Psychologie

Vivre la fin d'une amitié

Vivre la fin d'une amitié

  Photographe : Lucila Perini | agoodson.com

Dernièrement, je me suis fait larguer.

Pas par un amoureux, mais par un ami. Et étrangement, je suis assez sereine. Bien sûr, je trouve dommage que cette amitié de longue date se soit brisée, mais j’accepte d’avoir été mise à l’écart.

La pente est devenue glissante un soir de pandémie, alors que tout le monde avait le mal à l’âme et les émotions à fleur de peau. L’état d’esprit qui nous habite tous depuis deux ans, quoi!

Nous étions dans un flou de zonage couleur vert-orangé. Rappelez-vous cette période où la couleur de notre région déterminait le nombre de convives qu’il était permis de recevoir à l’intérieur... J’avais lancé les invitations pour mon souper de fête lorsque le zonage était couleur espoir. 

Quelques jours avant le jour J, Montréal et les alentours ont viré à l’orange. Nous dépasserions de quelques têtes le nombre de personnes autorisées. Un de mes amis a alors évoqué les possibles amendes et autres «stresseurs» potentiels. Comme le confinement, le déconfinement et le possible reconfinement m’avaient mis les nerfs en boule, j’ai répondu bêtement que chacun était maître de ses angoisses et que s’il voulait se retirer, cela nous permettrait de respecter le ratio permis.

Ma réaction a été super plate, et j’ai reconnu mon erreur. Plusieurs jours plus tard, j’ai pris le téléphone et nous nous sommes expliqués. Ce n’était plus un ami que je côtoyais fréquemment, mais je trouvais important de me réconcilier avec lui. Quelques minutes après cet échange verbal, cet ami m’a écrit qu’il était très heureux de ce dénouement et que nous avions bien fait de nous parler. Comme quoi la communication peut parfois être bénéfique! C’était donc de l’histoire ancienne.

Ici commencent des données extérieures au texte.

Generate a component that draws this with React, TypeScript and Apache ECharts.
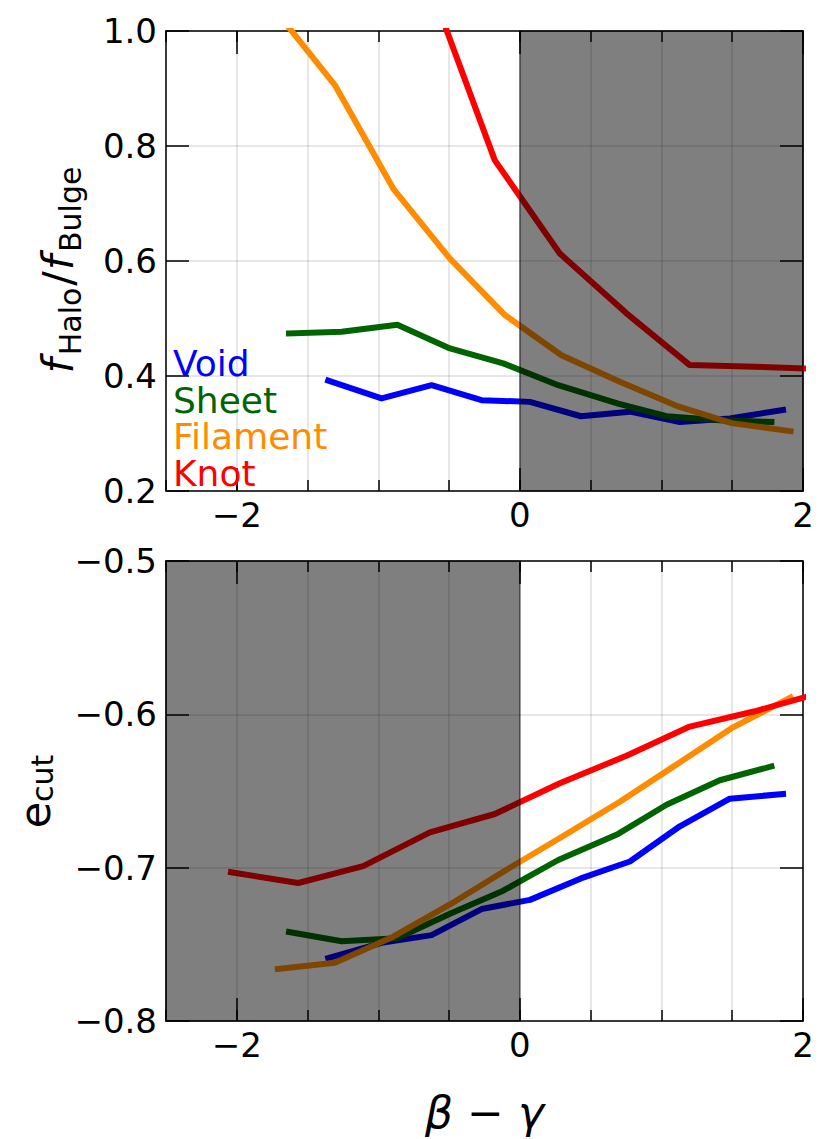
import React, { useEffect, useRef } from "react";
import * as echarts from "echarts";

// ---------- data ----------
const environments = ["Void", "Sheet", "Filament", "Knot"];
const envColors = ["#0000ff", "#006400", "#ff8c00", "#ff0000"];

const voidX = [-1.354, -0.977, -0.624, -0.271, 0.071, 0.431, 0.777, 1.13, 1.483, 1.859];
const voidHaloBulge = [0.392, 0.361, 0.384, 0.358, 0.355, 0.33, 0.338, 0.32, 0.326, 0.341];
const voidEcut = [-0.759, -0.749, -0.744, -0.727, -0.721, -0.707, -0.696, -0.673, -0.655, -0.652];

const sheetX = [-1.631, -1.259, -0.866, -0.494, -0.118, 0.271, 0.694, 1.036, 1.412, 1.777];
const sheetHaloBulge = [0.474, 0.477, 0.489, 0.448, 0.422, 0.384, 0.352, 0.33, 0.323, 0.32];
const sheetEcut = [-0.742, -0.748, -0.746, -0.73, -0.715, -0.695, -0.678, -0.659, -0.643, -0.634];

const filamentX = [-1.71, -1.307, -0.895, -0.494, -0.106, 0.294, 0.706, 1.118, 1.495, 1.912];
const filamentHaloBulge = [1.03, 0.906, 0.726, 0.604, 0.506, 0.436, 0.39, 0.347, 0.318, 0.304];
const filamentEcut = [-0.766, -0.762, -0.745, -0.724, -0.702, -0.68, -0.657, -0.632, -0.609, -0.589];

const knotX = [-2.041, -1.566, -1.107, -0.636, -0.177, 0.282, 0.753, 1.2, 1.66, 2.12];
const knotHaloBulge: (number | null)[] = [null, null, null, 1.08, 0.775, 0.613, 0.509, 0.419, 0.416, 0.412];
const knotEcut = [-0.703, -0.71, -0.699, -0.677, -0.665, -0.645, -0.627, -0.608, -0.598, -0.586];

const envX = [voidX, sheetX, filamentX, knotX];
const envHaloBulge = [voidHaloBulge, sheetHaloBulge, filamentHaloBulge, knotHaloBulge];
const envEcut = [voidEcut, sheetEcut, filamentEcut, knotEcut];

// axes
const xMin = -2.5;
const xMax = 2;
const xMinorStep = 0.5;
const xMajorTicks = [-2, 0, 2];
const haloRange = [0.2, 1.0];
const haloStep = 0.2;
const ecutRange = [-0.8, -0.5];
const ecutStep = 0.1;
const shadeTop = [0, 2];
const shadeBottom = [-2.5, 0];

const FONT = "DejaVu Sans";
const fixMinus = (s: string) => s.replace(/-/g, "\u2212");

function pairs(xs: number[], ys: (number | null)[]) {
  const out: number[][] = [];
  xs.forEach((x, i) => {
    const y = ys[i];
    if (y !== null && y !== undefined) out.push([x, y]);
  });
  return out;
}

const black = { color: "#000", width: 1.5 };

function xAxesFor(g: number) {
  const base = {
    type: "value",
    gridIndex: g,
    min: xMin,
    max: xMax,
    interval: xMinorStep,
  };
  return [
    {
      ...base,
      position: "bottom",
      axisLine: { show: true, onZero: false, lineStyle: black },
      axisTick: { show: true, inside: true, length: 11, lineStyle: black },
      axisLabel: {
        show: true,
        margin: 7,
        fontSize: 34,
        fontFamily: FONT,
        color: "#000",
        formatter: (v: number) =>
          xMajorTicks.some((t) => Math.abs(t - v) < 1e-9) ? fixMinus(String(Math.round(v))) : "",
      },
      splitLine: { show: true, lineStyle: { color: "rgba(0,0,0,0.13)", width: 1.5 } },
    },
    {
      ...base,
      position: "bottom",
      axisLine: { show: false, onZero: false },
      axisTick: { show: true, inside: true, length: 23, customValues: xMajorTicks, lineStyle: black },
      axisLabel: { show: false },
      splitLine: { show: false },
    },
    {
      ...base,
      position: "top",
      axisLine: { show: true, onZero: false, lineStyle: black },
      axisTick: { show: true, inside: true, length: 11, lineStyle: black },
      axisLabel: { show: false },
      splitLine: { show: false },
    },
    {
      ...base,
      position: "top",
      axisLine: { show: false, onZero: false },
      axisTick: { show: true, inside: true, length: 23, customValues: xMajorTicks, lineStyle: black },
      axisLabel: { show: false },
      splitLine: { show: false },
    },
  ];
}

function yAxesFor(g: number, range: number[], step: number) {
  const base = { type: "value", gridIndex: g, min: range[0], max: range[1], interval: step };
  return [
    {
      ...base,
      position: "left",
      axisLine: { show: true, onZero: false, lineStyle: black },
      axisTick: { show: true, inside: true, length: 23, lineStyle: black },
      axisLabel: {
        show: true,
        margin: 9,
        fontSize: 34,
        fontFamily: FONT,
        color: "#000",
        formatter: (v: number) => fixMinus(v.toFixed(1)),
      },
      splitLine: { show: true, lineStyle: { color: "rgba(0,0,0,0.13)", width: 1.5 } },
    },
    {
      ...base,
      position: "right",
      axisLine: { show: true, onZero: false, lineStyle: black },
      axisTick: { show: true, inside: true, length: 23, lineStyle: black },
      axisLabel: { show: false },
      splitLine: { show: false },
    },
  ];
}

function lineSeries(g: number, ys: (number | null)[][]) {
  return environments.map((name, i) => ({
    type: "line",
    name,
    xAxisIndex: g * 4,
    yAxisIndex: g * 2,
    data: pairs(envX[i], ys[i]),
    symbol: "none",
    showSymbol: false,
    clip: true,
    z: 2,
    lineStyle: { color: envColors[i], width: 6, cap: "square", join: "round" },
    itemStyle: { color: envColors[i] },
  }));
}

function shadeSeries(g: number, span: number[]) {
  return {
    type: "line",
    name: "shade" + g,
    xAxisIndex: g * 4,
    yAxisIndex: g * 2,
    data: [],
    z: 10,
    markArea: {
      silent: true,
      z: 10,
      itemStyle: { color: "rgba(0,0,0,0.5)", borderColor: "rgba(0,0,0,0.5)", borderWidth: 1.5 },
      data: [[{ xAxis: span[0] }, { xAxis: span[1] }]],
    },
  };
}

const LEGEND_LINE = 36.6;

function legendText() {
  const rich: Record<string, any> = {};
  environments.forEach((_, i) => {
    rich["e" + i] = {
      fill: envColors[i],
      fontSize: 36,
      fontFamily: FONT,
      lineHeight: LEGEND_LINE,
    };
  });
  return {
    type: "text",
    x: 173,
    y: 363.5 - LEGEND_LINE / 2,
    z: 100,
    style: {
      text: environments.map((n, i) => `{e${i}|${n}}`).join("\n"),
      fontSize: 36,
      fontFamily: FONT,
      lineHeight: LEGEND_LINE,
      align: "left",
      verticalAlign: "top",
      rich,
    },
  };
}

export default function App() {
  const ref = useRef<HTMLDivElement>(null);
  useEffect(() => {
    if (!ref.current) return;
    const chart = echarts.init(ref.current, undefined, { renderer: "svg" });
    const option: any = {
      animation: false,
      backgroundColor: "#ffffff",
      textStyle: { fontFamily: FONT },
      grid: [
        { left: 166, top: 31, width: 637, height: 460 },
        { left: 166, top: 561, width: 637, height: 460 },
      ],
      xAxis: [...xAxesFor(0), ...xAxesFor(1)],
      yAxis: [...yAxesFor(0, haloRange, haloStep), ...yAxesFor(1, ecutRange, ecutStep)],
      series: [
        ...lineSeries(0, envHaloBulge),
        shadeSeries(0, shadeTop),
        ...lineSeries(1, envEcut),
        shadeSeries(1, shadeBottom),
      ],
      graphic: [
        legendText(),
        {
          type: "text",
          x: 61,
          y: 270,
          rotation: Math.PI / 2,
          z: 100,
          style: {
            text: "{m|f}{s|Halo}{n|/}{m|f}{s|Bulge}",
            fill: "#000",
            fontSize: 43,
            fontFamily: FONT,
            align: "center",
            verticalAlign: "middle",
            rich: {
              m: {
                fontSize: 43,
                fontStyle: "italic",
                fontFamily: FONT,
                verticalAlign: "top",
                fill: "#000",
                padding: [0, 3, 0, 0],
              },
              n: {
                fontSize: 43,
                fontFamily: FONT,
                verticalAlign: "top",
                fill: "#000",
                padding: [0, 1, 0, 2],
              },
              s: { fontSize: 30, fontFamily: FONT, verticalAlign: "bottom", lineHeight: 49, fill: "#000" },
            },
          },
        },
        {
          type: "text",
          x: 35.6,
          y: 791.5,
          rotation: Math.PI / 2,
          z: 100,
          style: {
            text: "{n|e}{s|cut}",
            fill: "#000",
            fontSize: 43,
            fontFamily: FONT,
            align: "center",
            verticalAlign: "middle",
            rich: {
              n: { fontSize: 43, fontFamily: FONT, verticalAlign: "top", fill: "#000" },
              s: { fontSize: 30, fontFamily: FONT, verticalAlign: "bottom", lineHeight: 44, fill: "#000" },
            },
          },
        },
        {
          type: "text",
          x: 484.5,
          y: 1112,
          z: 100,
          style: {
            text: "{i|\u03B2} \u2212 {i|\u03B3}",
            fill: "#000",
            fontSize: 44,
            fontFamily: FONT,
            align: "center",
            verticalAlign: "middle",
            rich: {
              i: { fontSize: 44, fontStyle: "italic", fontFamily: FONT, fill: "#000" },
            },
          },
        },
      ],
    };
    chart.setOption(option);
    return () => chart.dispose();
  }, []);
  return (
    <div
      ref={ref}
      style={{ position: "absolute", left: 0, top: 0, width: 831, height: 1139 }}
    />
  );
}
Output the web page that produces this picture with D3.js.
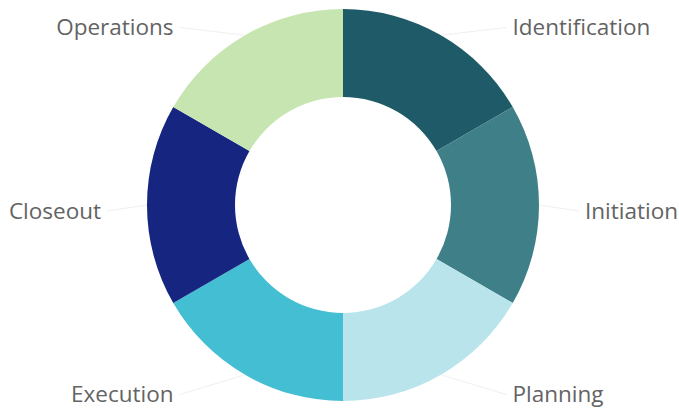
<!DOCTYPE html>
<html lang="en">
<head>
<meta charset="UTF-8">
<title>Project Phases Donut</title>
<script src="https://d3js.org/d3.v7.min.js"></script>
<style>
    body { margin: 0; background: #fff; }
    .label { font-family: "Open Sans", "Noto Sans", sans-serif; font-size: 22.5px; fill: #636363; }
    .leader { stroke: #f0f0f0; stroke-width: 1; fill: none; }
</style>
</head>
<body>
<svg width="679" height="412"></svg>
<script>
    const phases = ["Identification", "Initiation", "Planning", "Execution", "Closeout", "Operations"];
    const shares = [1, 1, 1, 1, 1, 1];
    const colors = ["#1e5a68", "#3f7f87", "#bae4ec", "#44bed3", "#152580", "#c6e5b1"];

    const svg = d3.select("svg"),
        cx = 343, cy = 205,
        outer = 196, inner = 108,
        g = svg.append("g").attr("transform", `translate(${cx},${cy})`);

    const pie = d3.pie().sort(null).value(d => d.value);
    const arc = d3.arc().innerRadius(inner).outerRadius(outer);

    const data = pie(phases.map((p, i) => ({name: p, value: shares[i]})));
    const color = d3.scaleOrdinal().domain(phases).range(colors);

    g.selectAll("path.slice")
        .data(data)
        .enter().append("path")
        .attr("class", "slice")
        .attr("d", arc)
        .attr("fill", d => color(d.data.name));

    // label placement: y from a label ring, x pushed sideways
    const Ly = 212, Lx = 145, push = 97, shiftY = 6;
    const mid = d => (d.startAngle + d.endAngle) / 2;
    const side = d => Math.sign(Math.sin(mid(d)));
    const lx = d => side(d) * (Lx * Math.abs(Math.sin(mid(d))) + push);
    const ly = d => -Ly * Math.cos(mid(d)) + shiftY;

    g.selectAll("line.leader")
        .data(data)
        .enter().append("line")
        .attr("class", "leader")
        .attr("x1", d => Math.sin(mid(d)) * outer)
        .attr("y1", d => -Math.cos(mid(d)) * outer)
        .attr("x2", d => lx(d) - side(d) * 6)
        .attr("y2", d => ly(d));

    g.selectAll("text.label")
        .data(data)
        .enter().append("text")
        .attr("class", "label")
        .attr("x", lx)
        .attr("y", ly)
        .attr("dy", "0.35em")
        .attr("text-anchor", d => side(d) > 0 ? "start" : "end")
        .text(d => d.data.name);
</script>
</body>
</html>
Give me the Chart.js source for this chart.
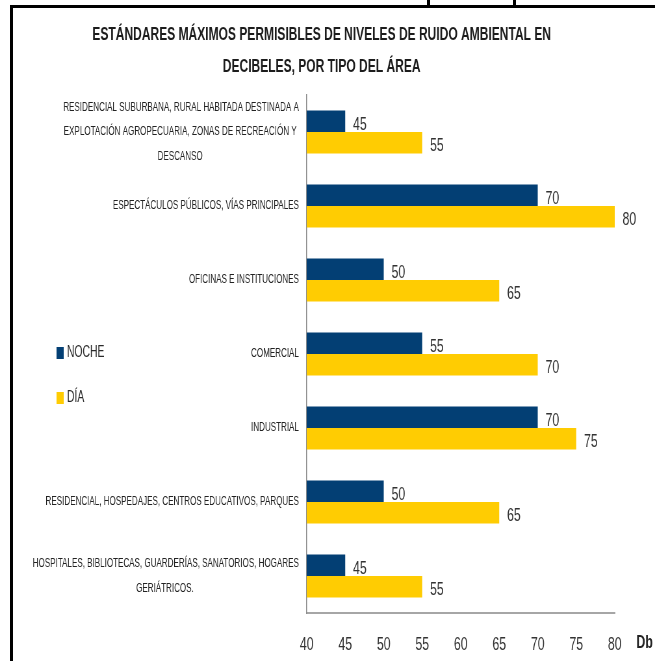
<!DOCTYPE html>
<html>
<head>
<meta charset="utf-8">
<script src="https://cdn.jsdelivr.net/npm/chart.js@4.4.1/dist/chart.umd.min.js"></script>
<style>
html, body { margin: 0; padding: 0; background: #fff; }
body { width: 655px; height: 661px; position: relative; overflow: hidden; }
#frame { position: absolute; left: 10px; top: 5px; width: 642px; height: 653px; border-left: 3px solid #000; border-top: 3px solid #000; }
#frame canvas { display: block; }
.stub { position: absolute; top: 0; width: 3px; height: 6px; background: #000; }
</style>
</head>
<body>
<div class="stub" style="left:427px"></div>
<div class="stub" style="left:513px"></div>
<!-- el original esta comprimido en horizontal: se dibuja mas ancho y se encoge con css -->
<div id="frame"><canvas id="grafico" width="988" height="653" style="width:642px;height:653px"></canvas></div>
<script>
var FUENTE = "'Liberation Sans', Arial, sans-serif";

var categorias = [
  ['RESIDENCIAL SUBURBANA, RURAL HABITADA DESTINADA A', 'EXPLOTACIÓN AGROPECUARIA, ZONAS DE RECREACIÓN Y', 'DESCANSO'],
  'ESPECTÁCULOS PÚBLICOS, VÍAS PRINCIPALES',
  'OFICINAS E INSTITUCIONES',
  'COMERCIAL',
  'INDUSTRIAL',
  'RESIDENCIAL, HOSPEDAJES, CENTROS EDUCATIVOS, PARQUES',
  ['HOSPITALES, BIBLIOTECAS, GUARDERÍAS, SANATORIOS, HOGARES', 'GERIÁTRICOS.']
];
var noche = [45, 70, 50, 55, 70, 50, 45];
var dia = [55, 80, 65, 70, 75, 65, 55];
var series = ['NOCHE', 'DÍA'];
var titulo = ['ESTÁNDARES MÁXIMOS PERMISIBLES DE NIVELES DE RUIDO AMBIENTAL EN', 'DECIBELES, POR TIPO DEL ÁREA'];
var unidad = 'Db';

// centra las lineas de cada etiqueta dentro de su bloque (el eje las alinea a la derecha)
function centrarLineas(lbl, font) {
  if (!Array.isArray(lbl)) return lbl;
  var m = document.createElement('canvas').getContext('2d');
  m.font = font;
  var esp = m.measureText('\u00a0').width;
  var anchos = lbl.map(function (l) { return m.measureText(l).width; });
  var max = Math.max.apply(null, anchos);
  return lbl.map(function (l, i) {
    var n = Math.round((max - anchos[i]) / 2 / esp);
    return l + '\u00a0'.repeat(n);
  });
}

var tamEtiq = 12.4;
var etiquetasY = categorias.map(function (c) { return centrarLineas(c, tamEtiq + 'px ' + FUENTE); });

var valores = {
  id: 'valores',
  afterDatasetsDraw: function (chart) {
    var c = chart.ctx;
    c.save();
    c.fillStyle = '#333';
    c.font = '19px ' + FUENTE;
    c.textAlign = 'left';
    c.textBaseline = 'middle';
    chart.data.datasets.forEach(function (ds, i) {
      chart.getDatasetMeta(i).data.forEach(function (bar, j) {
        c.fillText(ds.data[j], bar.x + 12, bar.y + 3);
      });
    });
    var xs = chart.scales.x;
    c.font = 'bold 19px ' + FUENTE;
    c.textAlign = 'center';
    c.fillStyle = '#222';
    c.fillText(unidad, xs.right + 46, xs.top + 30);
    c.restore();
  }
};

var leyenda = {
  id: 'leyenda',
  afterDraw: function (chart) {
    var c = chart.ctx;
    c.save();
    c.font = '16px ' + FUENTE;
    c.textBaseline = 'middle';
    c.textAlign = 'left';
    chart.data.datasets.forEach(function (ds, i) {
      var y = 345 + i * 45;
      c.fillStyle = ds.backgroundColor;
      c.fillRect(67, y - 6, 11, 12);
      c.fillStyle = '#2a2a2a';
      c.fillText(ds.label, 83, y);
    });
    c.restore();
  }
};

new Chart(document.getElementById('grafico'), {
  type: 'bar',
  data: {
    labels: etiquetasY,
    datasets: [
      { label: series[0], data: noche, backgroundColor: '#033F74' },
      { label: series[1], data: dia, backgroundColor: '#FFCC02' }
    ]
  },
  options: {
    indexAxis: 'y',
    responsive: false,
    animation: false,
    categoryPercentage: 0.58,
    barPercentage: 1,
    layout: { padding: { left: 24, right: 62, top: 0, bottom: 0 } },
    plugins: {
      legend: { display: false },
      tooltip: { enabled: false },
      title: {
        display: true,
        text: titulo,
        color: '#1c1c1c',
        font: { family: FUENTE, size: 18.5, weight: 'bold', lineHeight: '32px' },
        padding: { top: 11, bottom: 12 }
      }
    },
    scales: {
      x: {
        min: 40,
        max: 80,
        grid: { display: false, drawTicks: false },
        border: { display: true, color: '#a6a6a6', width: 2 },
        ticks: { stepSize: 5, padding: 20, color: '#333', font: { family: FUENTE, size: 19 } },
        afterFit: function (s) { s.height = 48; }
      },
      y: {
        grid: { display: false, drawTicks: false },
        border: { display: true, color: '#8c8c8c', width: 1.5 },
        ticks: { autoSkip: false, padding: 12, color: '#222', font: { family: FUENTE, size: tamEtiq, lineHeight: 2.0 } },
        afterFit: function (s) {
          s.width = 428;
          s.paddingTop = 0;
          s.paddingBottom = 0;
        }
      }
    }
  },
  plugins: [valores, leyenda]
});
</script>
</body>
</html>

Imaginez mon incompréhension quand près d’un an plus tard, invitant tous les amis à un barbecue festif (et respectant les mesures sanitaires en vigueur), je n’ai pas reçu de réponse de sa part. Il y avait si longtemps que je n’avais pas eu de ses nouvelles! Je lui avais écrit à sa fête pour le féliciter pour son nouveau projet musical. Texto pour lequel j’avais obtenu une réponse positive, émoji de sourire à l’appui, mais sans plus. Était-il déçu que je n’aie pas pris plus souvent de ses nouvelles? En même temps, la pandémie faisait en sorte que j’avais été discrète avec pas mal tout le monde...

«Ici, il aurait pu y avoir des vérificateurs de perception, explique la psychologue Josée Jacques. Ça se fait en trois étapes très simples: on décrit les faits (je t’ai envoyé un message et je n’ai pas eu de réponse), on propose deux interprétations (es-tu encore fâché ou n’as-tu pas vu mon message parce que tu es trop occupé?) et l’on vérifie ce qui en est. Le fait de vérifier évite qu’on reste avec de fausses interprétations.»

Peu de temps après le lancement des invitations, une amie est allée souper avec l’amoureuse de cet ami devenu muet. Et c’est comme ça que j’ai appris que notre chicanette, qui dans ma tête était une affaire classée, ne l’était finalement pas. Que cet ami m’avait rayée de sa vie. Mon premier réflexe, même si j’étais en colère, a été de vouloir régler ça. Mais je me suis ravisée. Qu’y avait-il à régler? Tout n’avait-il pas déjà été dit? Que s’était-il passé durant cette année où nous nous étions à peine parlé pour que les choses s’enveniment ainsi?

«La question, c’est toujours: À qui appartient le problème? Si le problème ne m’appartient pas, je n’ai pas à le régler. Cela dit, une grande ambiguïté peut causer de la rumination. Si l’on tient à la relation, on vérifie sans jugement: “Je remarque que tu es froid. Est-ce parce que tu es fâché ou bien parce que tu as envie de prendre tes distances?” C ’est l’idéal, mais des fois, on ne tient pas tant que ça à la relation. Et si l’autre non plus ne semble pas y tenir ou ne la valorise pas, ça se peut qu’elle meure d’elle-même. On ne sait pas... Peut-être y aura-t-il des retrouvailles un jour», indique la psychologue.

J’ai compris entre les lignes que cet épisode était peut-être le prétexte que cet ami attendait pour me donner mon 4 %. Et j’ai compris que mon inaction ou mon absence de volonté à tenter de le convaincre du contraire était aussi un signe que notre amitié était arrivée au bout de sa vie.